Did Burger King have a duty to design its stand-alone restaurant in such a way to protect its in-house dining customers from being struck by a car that came through the building’s wall?
The Illinois Supreme Court addressed this problem in the case of Marshall v. Burger King Corporation, Docket No. 100372, ( Ill. S.Ct. June 22, 2006). The Court started its analysis this way:
"The touchstone of this court’s duty analysis is to ask whether a plaintiff and a defendant stood in such a relationship to one another that the law imposed upon the defendant an obligation of reasonable conduct for the benefit of the plaintiff. This court often discusses the policy considerations that inform this inquiry in terms of four factors: (1) the reasonable foreseeability of the injury, (2) the likelihood of the injury; (3) the magnitude of the burden of guarding against the injury; and (4) the consequences of placing that burden on the defendant. " [Citations omitted.]

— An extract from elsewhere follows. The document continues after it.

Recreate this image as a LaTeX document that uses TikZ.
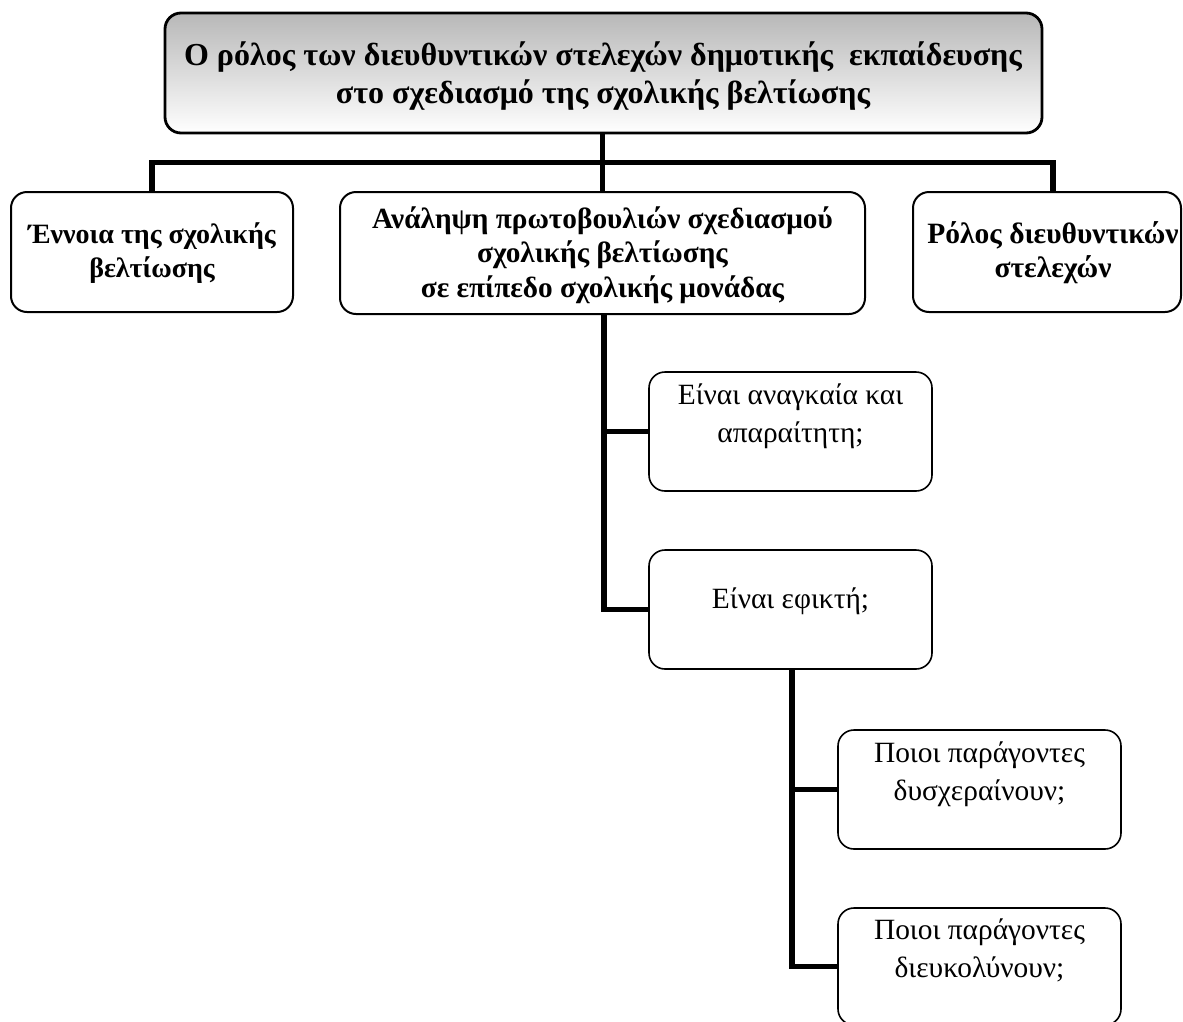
\documentclass[tikz,border=0pt]{standalone}
\usepackage{fontspec}
\setmainfont{Liberation Serif}
\begin{document}
\begin{tikzpicture}[x=1pt,y=-1pt,
  box/.style={draw=black, line width=1.7pt, rounded corners=16pt, fill=white, inner sep=0pt},
  conn/.style={draw=black, line width=5.5pt, line cap=butt, line join=miter},
  boldtxt/.style={align=center, inner sep=0pt, anchor=base},
  regtxt/.style={font=\fontsize{29.4}{37.5}\selectfont, align=center, inner sep=0pt, anchor=base}]
\useasboundingbox (0,0) rectangle (1183,1021);

% title
\node[box, line width=2.8pt, top color=black!28, bottom color=white,
      minimum width=877pt, minimum height=120pt] (title) at (603.5,73) {};
\node[boldtxt, font=\fontsize{32}{38}\selectfont\bfseries] (titlet) at (603,103) {Ο ρόλος των διευθυντικών στελεχών δημοτικής \ εκπαίδευσης\\στο σχεδιασμό της σχολικής βελτίωσης};

% first row
\node[box, line width=2pt, minimum width=282pt, minimum height=120pt] (b1) at (152,252) {};
\node[box, line width=2pt, minimum width=525pt, minimum height=122pt] (b2) at (602.5,253) {};
\node[box, line width=2pt, minimum width=268pt, minimum height=120pt] (b3) at (1047,252) {};
\node[boldtxt, font=\fontsize{28}{34}\selectfont\bfseries] (b1t) at (152,277) {Έννοια της σχολικής\\βελτίωσης};
\node[boldtxt, font=\fontsize{29.3}{34.5}\selectfont\bfseries] (b2t) at (602.5,297) {Ανάληψη πρωτοβουλιών σχεδιασμού\\σχολικής βελτίωσης\\σε επίπεδο σχολικής μονάδας};
\node[boldtxt, font=\fontsize{29.5}{34}\selectfont\bfseries] (b3t) at (1053,277) {Ρόλος διευθυντικών\\στελεχών};

% children
\node[box, line width=1.6pt, minimum width=283pt, minimum height=119pt] (c1) at (790.5,431.5) {};
\node[box, line width=1.6pt, minimum width=283pt, minimum height=119pt] (c2) at (790.5,609.5) {};
\node[box, line width=1.6pt, minimum width=283pt, minimum height=119pt] (c3) at (979.5,789.5) {};
\node[box, line width=1.6pt, minimum width=283pt, minimum height=117pt] (c4) at (979.5,966.5) {};
\node[regtxt] (c1t) at (790.5,442) {Είναι αναγκαία και\\απαραίτητη;};
\node[regtxt] (c2t) at (790.5,608) {Είναι εφικτή;};
\node[regtxt] (c3t) at (979.5,800) {Ποιοι παράγοντες\\δυσχεραίνουν;};
\node[regtxt] (c4t) at (979.5,977) {Ποιοι παράγοντες\\διευκολύνουν;};

% connectors
\coordinate (barl) at (152,162.5);
\draw[conn] (b2.north |- title.south) -- (b2.north);
\draw[conn] (b1.north) -- (b1.north |- barl) -- ([xshift=6pt]b3.north |- barl) -- ([xshift=6pt]b3.north);
\draw[conn] ([xshift=1.5pt]b2.south) -- ([xshift=1.5pt]b2.south |- c2.west) -- (c2.west);
\draw[conn] ([xshift=1.5pt]b2.south |- c1.west) -- (c1.west);
\draw[conn] ([xshift=1.5pt]c2.south) -- ([xshift=1.5pt]c2.south |- c4.west) -- (c4.west);
\draw[conn] ([xshift=1.5pt]c2.south |- c3.west) -- (c3.west);
\end{tikzpicture}
\end{document}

The Court examined those factors and concluded that "plaintiff’s complaint alleges facts sufficient to establish that defendants owed a duty of care to the decedent." The Court explained that "[t]he complaint alleges that while the decedent was a customer at a restaurant owned and operated by defendants, he was injured by the negligent act of a third person-namely, Fritz’s act of driving her car into the restaurant. Defendants’ business, a restaurant, is undoubtedly of such a nature that it places defendants in a special relationship with their customers, as it is an establishment open to the general public for business purposes. In addition, the duty of care that arises from the business invitor-invitee relationship encompasses the type of risk-i.e., the negligent act of a third person-that led to the decedent’s injuries." [Citation omitted.]

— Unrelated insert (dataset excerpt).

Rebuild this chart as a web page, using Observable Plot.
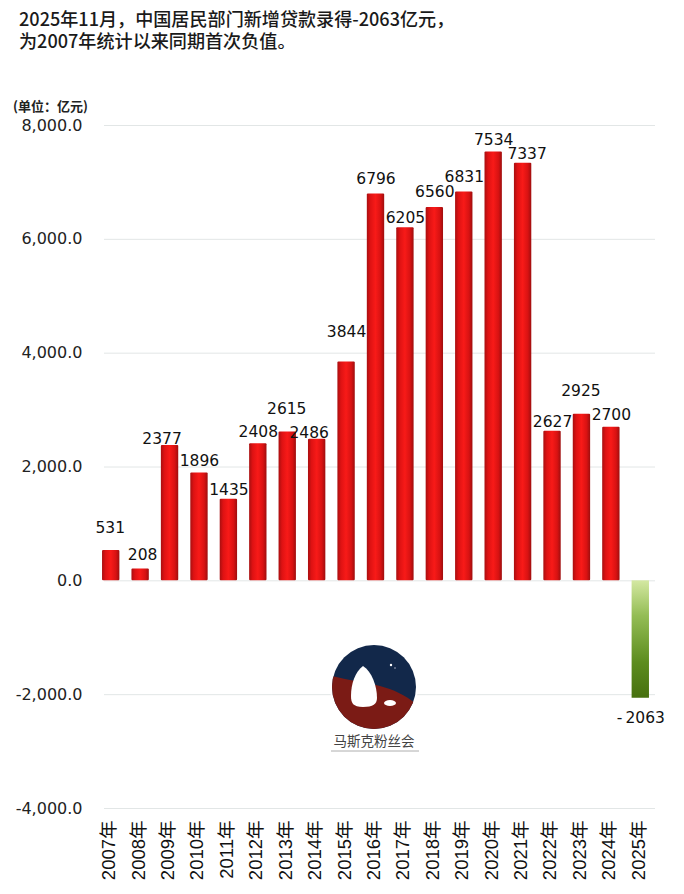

The Court rejected the defendant’s attempt to create an exception to the general rule and in doing so clearly stated something that is all too frequently missing from discussions of the law of duty in many opinions:
"[T]he extensive costs to businesses and to the public that defendants claim will arise by not creating an exemption from the applicable duty of care are speculative at best. Defendants argue that businesses will incur an immense financial burden if required to protect their invitees from out-of-control automobiles and that the protective measures businesses take will make buildings everywhere less aesthetically pleasing. These arguments are based on mistaken assumptions about the nature of a duty of care. Recognizing that the duty of reasonable care that businesses owe to their invitees applies to cases where invitees are injured by out-of-control automobiles is not the same as concluding the duty has been breached because a business failed to take a certain level of precaution. Nor is it the same as concluding that the breach was the proximate cause of an invitee’s injuries. In short, merely concluding that the duty applies does not constitute an automatic, broad-based declaration of negligence liability.

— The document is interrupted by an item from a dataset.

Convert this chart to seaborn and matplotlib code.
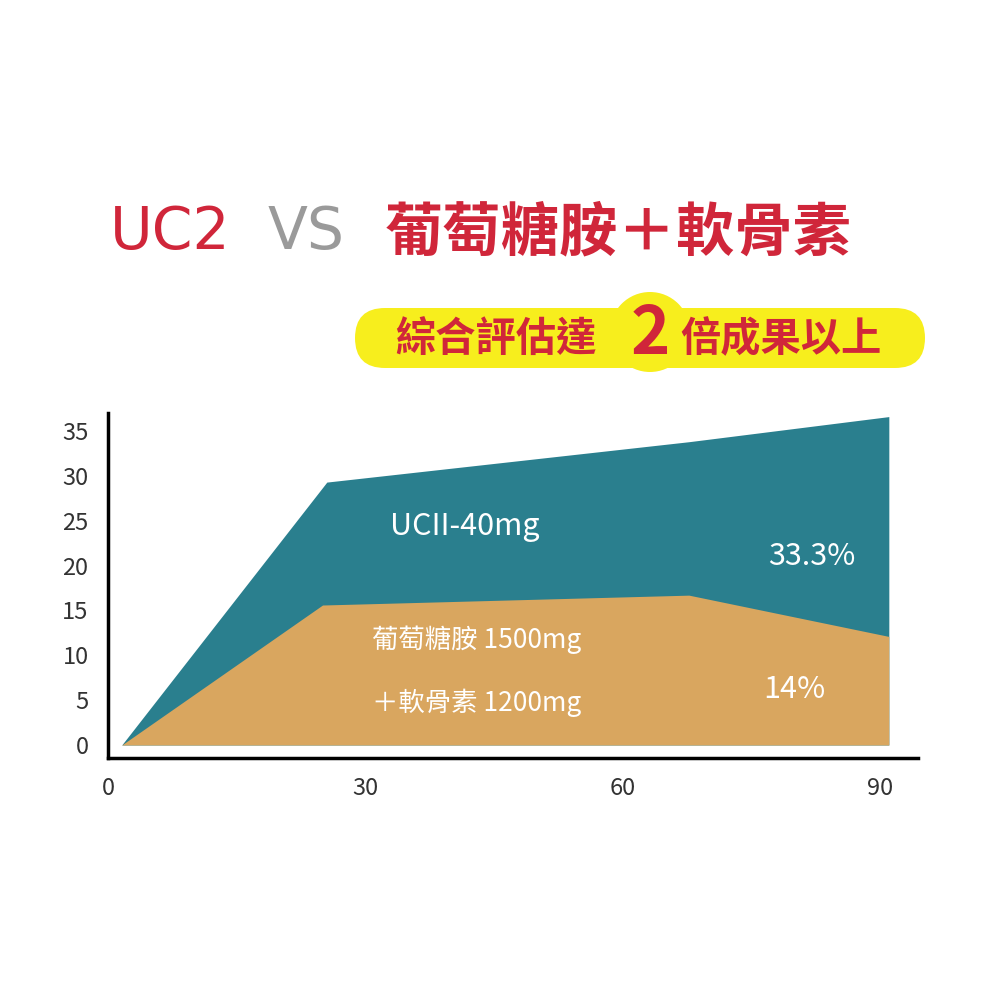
import seaborn as sns
import matplotlib.pyplot as plt
from matplotlib.patches import FancyBboxPatch, Circle

# data
days = [1.6, 25.5, 67.7, 91]
uc2 = [0, 29.3, 33.8, 36.6]
glu_days = [1.6, 25, 67.7, 91]
glu = [0, 15.6, 16.7, 12.1]
x_ticks = [0, 30, 60, 90]
y_ticks = [0, 5, 10, 15, 20, 25, 30, 35]

teal = '#2a7f8e'
orange = '#d9a65f'
red = '#d0263a'
gray = '#9a9a9a'

sns.set_style('white')
plt.rcParams['font.family'] = ['Noto Sans CJK TC', 'DejaVu Sans']

fig = plt.figure(figsize=(10, 10), dpi=100)
ax = fig.add_axes([0.108, 0.242, 0.81, 0.345])

ax.fill_between(days, uc2, color=teal, lw=0)
ax.fill_between(glu_days, glu, color=orange, lw=0)
sns.lineplot(x=days, y=uc2, ax=ax, color=teal, lw=0)

ax.set_xlim(0, 94.4)
ax.set_ylim(-1.45, 37)
ax.set_xticks(x_ticks)
ax.set_yticks(y_ticks)
ax.tick_params(length=0, labelsize=17, colors='#333333')
ax.tick_params(axis='x', pad=14)
ax.tick_params(axis='y', pad=14)
for s in ['top', 'right']:
    ax.spines[s].set_visible(False)
for s in ['left', 'bottom']:
    ax.spines[s].set_color('black')
    ax.spines[s].set_linewidth(2.5)

ax.text(32.9, 24.4, 'UCII-40mg', color='white', fontsize=22, va='center')
ax.text(82, 21, '33.3%', color='white', fontsize=22, ha='center', va='center')
ax.text(30.8, 11.7, '葡萄糖胺 1500mg', color='white', fontsize=19, va='center')
ax.text(30.8, 4.7, '＋軟骨素 1200mg', color='white', fontsize=19, va='center')
ax.text(80, 6.2, '14%', color='white', fontsize=22, ha='center', va='center')

# title
fig.text(0.11, 0.767, 'UC2', color=red, fontsize=42, va='center', family=['DejaVu Sans'])
fig.text(0.268, 0.767, 'VS', color=gray, fontsize=42, va='center', family=['DejaVu Sans'])
fig.text(0.385, 0.767, '葡萄糖胺＋軟骨素', color=red, fontsize=42, va='center', weight='bold')

# yellow banner
pill = FancyBboxPatch((0.355, 0.632), 0.57, 0.06, boxstyle='round,pad=0,rounding_size=0.03',
                      transform=fig.transFigure, facecolor='#f7ee1d', edgecolor='none')
fig.patches.append(pill)
circ = Circle((0.65, 0.668), 0.04, transform=fig.transFigure, facecolor='#f7ee1d', edgecolor='none')
fig.patches.append(circ)
fig.text(0.395, 0.66, '綜合評估達', color=red, fontsize=29, va='center', weight='bold')
fig.text(0.65, 0.665, '2', color=red, fontsize=48, va='center', ha='center', weight='bold')
fig.text(0.68, 0.66, '倍成果以上', color=red, fontsize=29, va='center', weight='bold')

plt.savefig('out.png', dpi=100)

Further, to the extent defendants suggest we could create a rule of law narrower than the exemption discussed above to absolve them of liability, they are actually requesting that we determine, as a matter of law, that they did not breach their duty of care. It is inadvisable for courts to conflate the concepts of duty and breach in this manner. Courts could, after all, ‘state an infinite number of duties if they spoke in highly particular terms,’ and while particularized statements of duty may be comprehensible, ‘they use the term duty to state conclusions about the facts of particular cases, not as a general standard.’ 1 D. Dobbs, Torts §226, at 577 (2001); see also 54 Vand. L. Rev. at 712-17 (discussing problems associated with using the duty element of negligence to render decisions that no breach occurred as a matter of law). Thus, the issue in this case is not whether defendants had a duty to install protective poles, or a duty to prevent a car from entering the restaurant, or some such other fact-specific formulation. Because of the special relationship between defendants and the decedent, they owed the decedent a duty of reasonable care. The issue is whether, in light of the particular circumstances of this case, defendants breached that duty. That question cannot be answered at this stage of the proceedings."
Read the entire opinion (and the dissent) here.
I suggest that the method of resolution of this case is similar to that which Tennessee Supreme Court Justice Janice Holder would use. Unfortunately, she has historically offered her opinion of duty analysis in dissenting opinions.